Locuzione  che riproponendo un veloce scambio di battute intercorse  tra un venditore ed un compratore, viene usata quando si voglia far comprendere a qualcuno di non tentare di fare il furbo in una contrattazione usando metodi truffaldini,perché correrebbe il rischio d’esser ripagato allo stesso modo.
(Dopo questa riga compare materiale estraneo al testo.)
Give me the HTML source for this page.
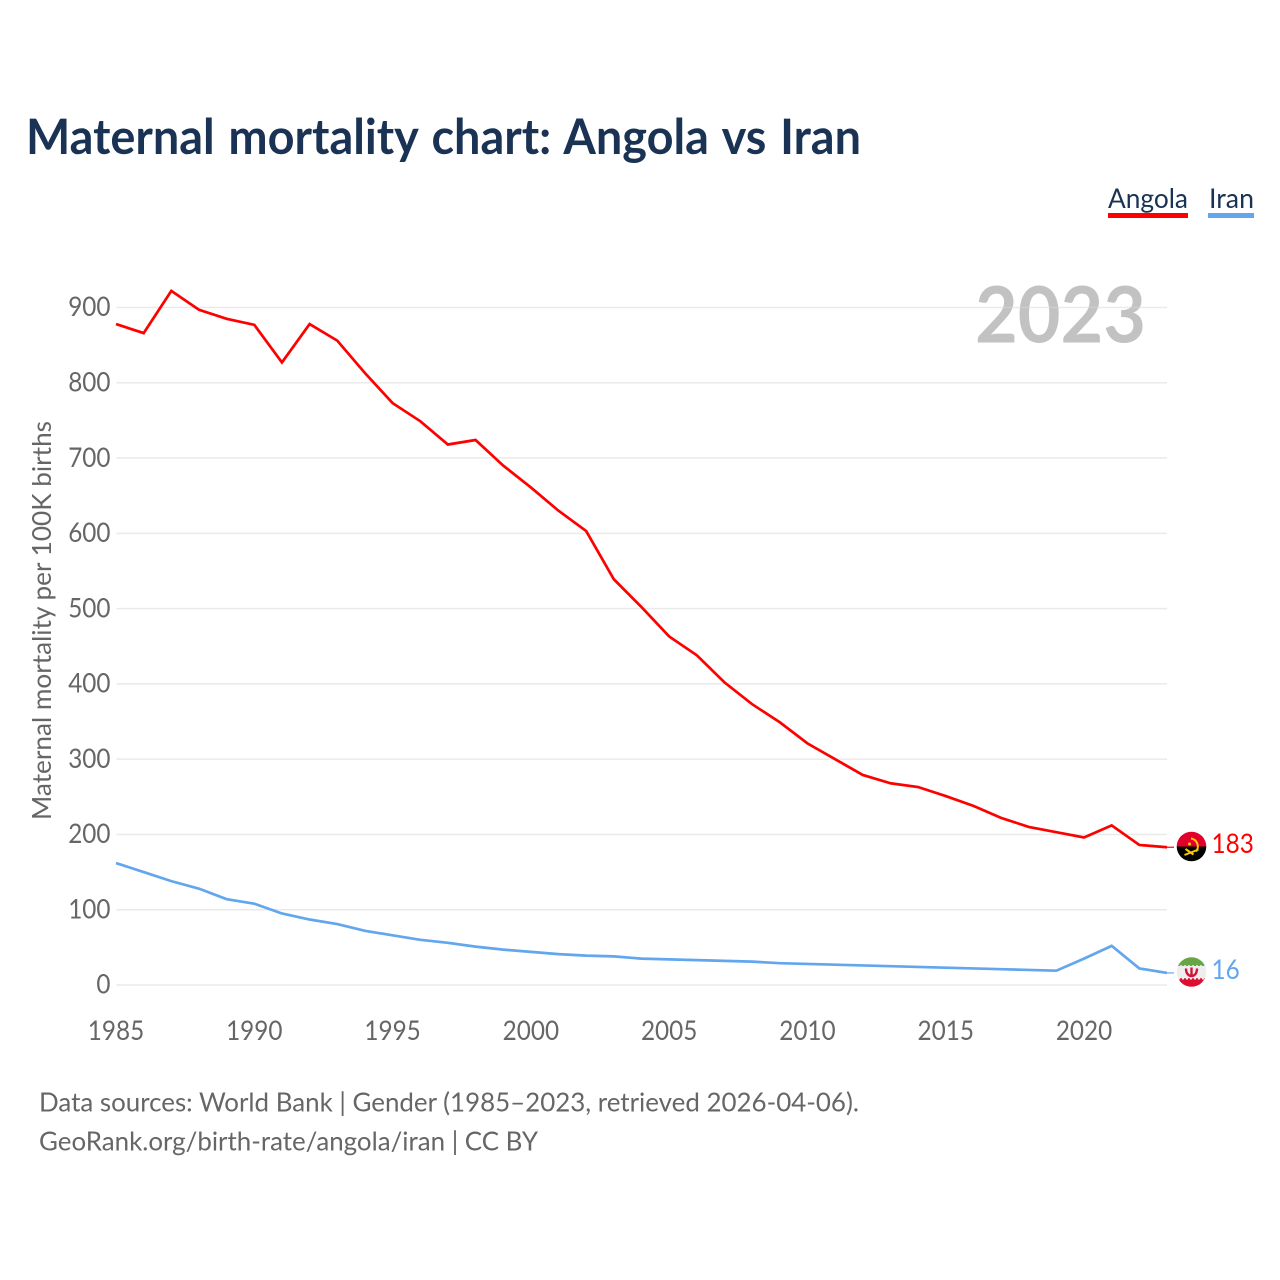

Un anziano curato, recatosi al mercato ad acquistare del pesce, si vide servito con merce non fresca, anzi quasi putrescente; accortosi della faccenda, ripagò il pescivendolo con moneta falsa, ma nell’allontanarsi  sentí il pescivendolo che si gloriava di averlo gabbato e a mo’ di dileggio gli rivolgeva la prima frase della locuzione in epigrafe; e il curato, prontamente, gli rispose con la seconda frase.

8.    Addó arrivammo, llà mettimmo ‘o spruoccolo

Ad litteram: Dove giungiamo là poniamo uno stecco.  La locuzione è usata sia a mo’ di divertito commento  di un’azione iniziata e non compiuta del tutto, sia  per  rassicurare qualcuno timoroso dell’intraprendere un quid ritenuto troppo gravoso da conseguirsi  in tempi brevi; ebbene in tal caso gli si potrebbe dire:” Non temere: non dobbiamo fare tutto in un’unica soluzione; Noi cominciamo l’opera e la proseguiamo fino al momento  che le forze ci sorreggono; giunti a quel punto, vi poniamo un metaforico stecco, segno da cui riprendere l’operazione per portarla successivamente  a compimento.”

Spruoccolo s.m. = stecco, bastoncino, piccolo pezzo di legno di taglio irregolare dal b.lat. (e)xperoccolo←pedunculu(m) con sincope d’avvio, assimilazione regressiva nc→cc, dittongazione della ŏ→uo, nonché rotacizzazione osco mediterranea d→r.